[Your objective] Drop the images; return everything else in the listing below exactly.

[Provided material]
◇ ◇ ◇ ◇
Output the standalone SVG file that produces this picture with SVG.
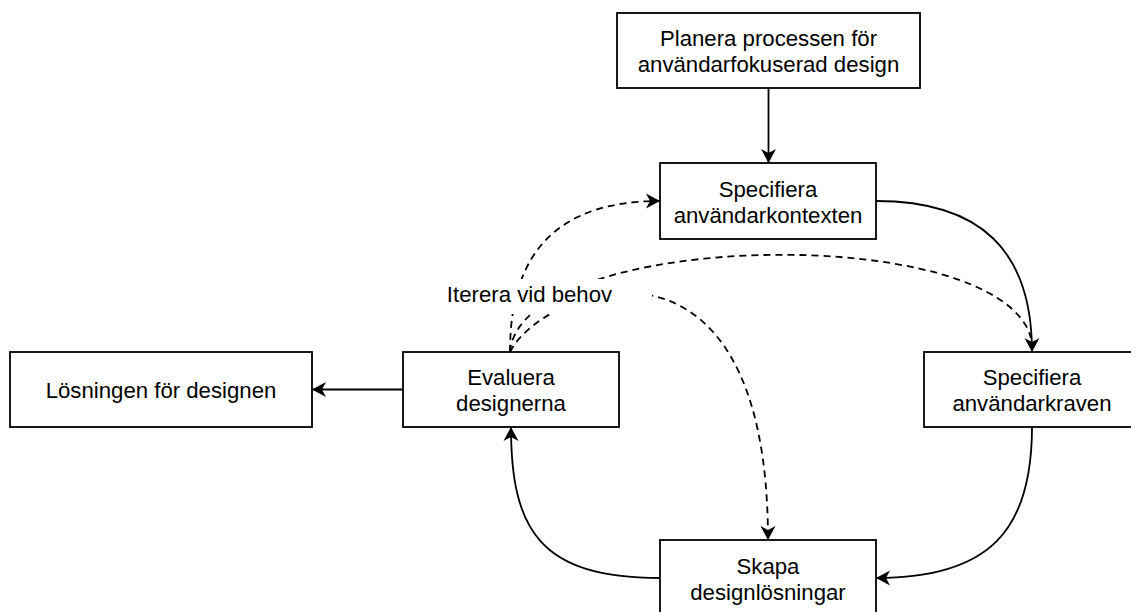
<svg xmlns="http://www.w3.org/2000/svg" width="1131" height="612" viewBox="0 0 1131 612">
<style>
.box{fill:#ffffff;stroke:#000000;stroke-width:1.8}
.t{font-family:"Liberation Sans",Arial,Helvetica,sans-serif;font-size:22.2px;fill:#000000;text-anchor:middle}
.e{fill:none;stroke:#000000;stroke-width:1.8}
.d{stroke-dasharray:7 5}
</style>
<defs>
<marker id="arr" markerUnits="userSpaceOnUse" markerWidth="20" markerHeight="20" viewBox="-16 -10 20 20" refX="0" refY="0" orient="auto" overflow="visible">
<path d="M0,0 L-14,-7.5 L-10,0 L-14,7.5 Z" fill="#000000" stroke="none"/>
</marker>
</defs>
<rect width="1131" height="612" fill="#ffffff"/>
<g id="connectors">
<path class="e" d="M768.5,88 L768.5,163" marker-end="url(#arr)"/>
<path class="e" d="M876,201 C980,201 1032,250 1032,352" marker-end="url(#arr)"/>
<path class="e" d="M1032,427 C1032,530 990,578 876,578" marker-end="url(#arr)"/>
<path class="e" d="M660,578 C540,578 511,530 511,427" marker-end="url(#arr)"/>
<path class="e" d="M403,389.5 L312,389.5" marker-end="url(#arr)"/>
<path class="e d" d="M510,352 C510,250 560,201 660,201" marker-end="url(#arr)"/>
<path class="e d" d="M510,352 C520,230 1000,220 1031,338"/>
<path class="e d" d="M510,352 C540,290 768,200 768,540" marker-end="url(#arr)"/>
</g>
<g id="label-iterera">
<rect x="440" y="279" width="212" height="35" fill="#ffffff"/>
<text class="t" x="529.5" y="302">Iterera vid behov</text>
</g>
<g id="node-planera">
<rect class="box" x="617" y="13" width="303" height="75"/>
<text class="t" x="768.5" y="46">Planera processen för</text>
<text class="t" x="768.5" y="72">användarfokuserad design</text>
</g>
<g id="node-kontext">
<rect class="box" x="660" y="163" width="216" height="76"/>
<text class="t" x="768" y="196.5">Specifiera</text>
<text class="t" x="768" y="222.5">användarkontexten</text>
</g>
<g id="node-kraven">
<rect class="box" x="924" y="352" width="216" height="75"/>
<text class="t" x="1032" y="385">Specifiera</text>
<text class="t" x="1032" y="411">användarkraven</text>
</g>
<g id="node-skapa">
<rect class="box" x="660" y="540" width="216" height="76"/>
<text class="t" x="768" y="573.5">Skapa</text>
<text class="t" x="768" y="599.5">designlösningar</text>
</g>
<g id="node-evaluera">
<rect class="box" x="403" y="352" width="216" height="75"/>
<text class="t" x="511" y="385">Evaluera</text>
<text class="t" x="511" y="411">designerna</text>
</g>
<g id="node-losningen">
<rect class="box" x="10" y="352" width="302" height="75"/>
<text class="t" x="161" y="397.5">Lösningen för designen</text>
</g>
</svg>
◇ ◇ ◇ ◇
[The answer]
Output the standalone SVG file that produces this picture with SVG.
<svg xmlns="http://www.w3.org/2000/svg" width="1131" height="612" viewBox="0 0 1131 612">
<style>
.box{fill:#ffffff;stroke:#000000;stroke-width:1.8}
.t{font-family:"Liberation Sans",Arial,Helvetica,sans-serif;font-size:22.2px;fill:#000000;text-anchor:middle}
.e{fill:none;stroke:#000000;stroke-width:1.8}
.d{stroke-dasharray:7 5}
</style>
<defs>
<marker id="arr" markerUnits="userSpaceOnUse" markerWidth="20" markerHeight="20" viewBox="-16 -10 20 20" refX="0" refY="0" orient="auto" overflow="visible">
<path d="M0,0 L-14,-7.5 L-10,0 L-14,7.5 Z" fill="#000000" stroke="none"/>
</marker>
</defs>
<rect width="1131" height="612" fill="#ffffff"/>
<g id="connectors">
<path class="e" d="M768.5,88 L768.5,163" marker-end="url(#arr)"/>
<path class="e" d="M876,201 C980,201 1032,250 1032,352" marker-end="url(#arr)"/>
<path class="e" d="M1032,427 C1032,530 990,578 876,578" marker-end="url(#arr)"/>
<path class="e" d="M660,578 C540,578 511,530 511,427" marker-end="url(#arr)"/>
<path class="e" d="M403,389.5 L312,389.5" marker-end="url(#arr)"/>
<path class="e d" d="M510,352 C510,250 560,201 660,201" marker-end="url(#arr)"/>
<path class="e d" d="M510,352 C520,230 1000,220 1031,338"/>
<path class="e d" d="M510,352 C540,290 768,200 768,540" marker-end="url(#arr)"/>
</g>
<g id="label-iterera">
<rect x="440" y="279" width="212" height="35" fill="#ffffff"/>
<text class="t" x="529.5" y="302">Iterera vid behov</text>
</g>
<g id="node-planera">
<rect class="box" x="617" y="13" width="303" height="75"/>
<text class="t" x="768.5" y="46">Planera processen för</text>
<text class="t" x="768.5" y="72">användarfokuserad design</text>
</g>
<g id="node-kontext">
<rect class="box" x="660" y="163" width="216" height="76"/>
<text class="t" x="768" y="196.5">Specifiera</text>
<text class="t" x="768" y="222.5">användarkontexten</text>
</g>
<g id="node-kraven">
<rect class="box" x="924" y="352" width="216" height="75"/>
<text class="t" x="1032" y="385">Specifiera</text>
<text class="t" x="1032" y="411">användarkraven</text>
</g>
<g id="node-skapa">
<rect class="box" x="660" y="540" width="216" height="76"/>
<text class="t" x="768" y="573.5">Skapa</text>
<text class="t" x="768" y="599.5">designlösningar</text>
</g>
<g id="node-evaluera">
<rect class="box" x="403" y="352" width="216" height="75"/>
<text class="t" x="511" y="385">Evaluera</text>
<text class="t" x="511" y="411">designerna</text>
</g>
<g id="node-losningen">
<rect class="box" x="10" y="352" width="302" height="75"/>
<text class="t" x="161" y="397.5">Lösningen för designen</text>
</g>
</svg>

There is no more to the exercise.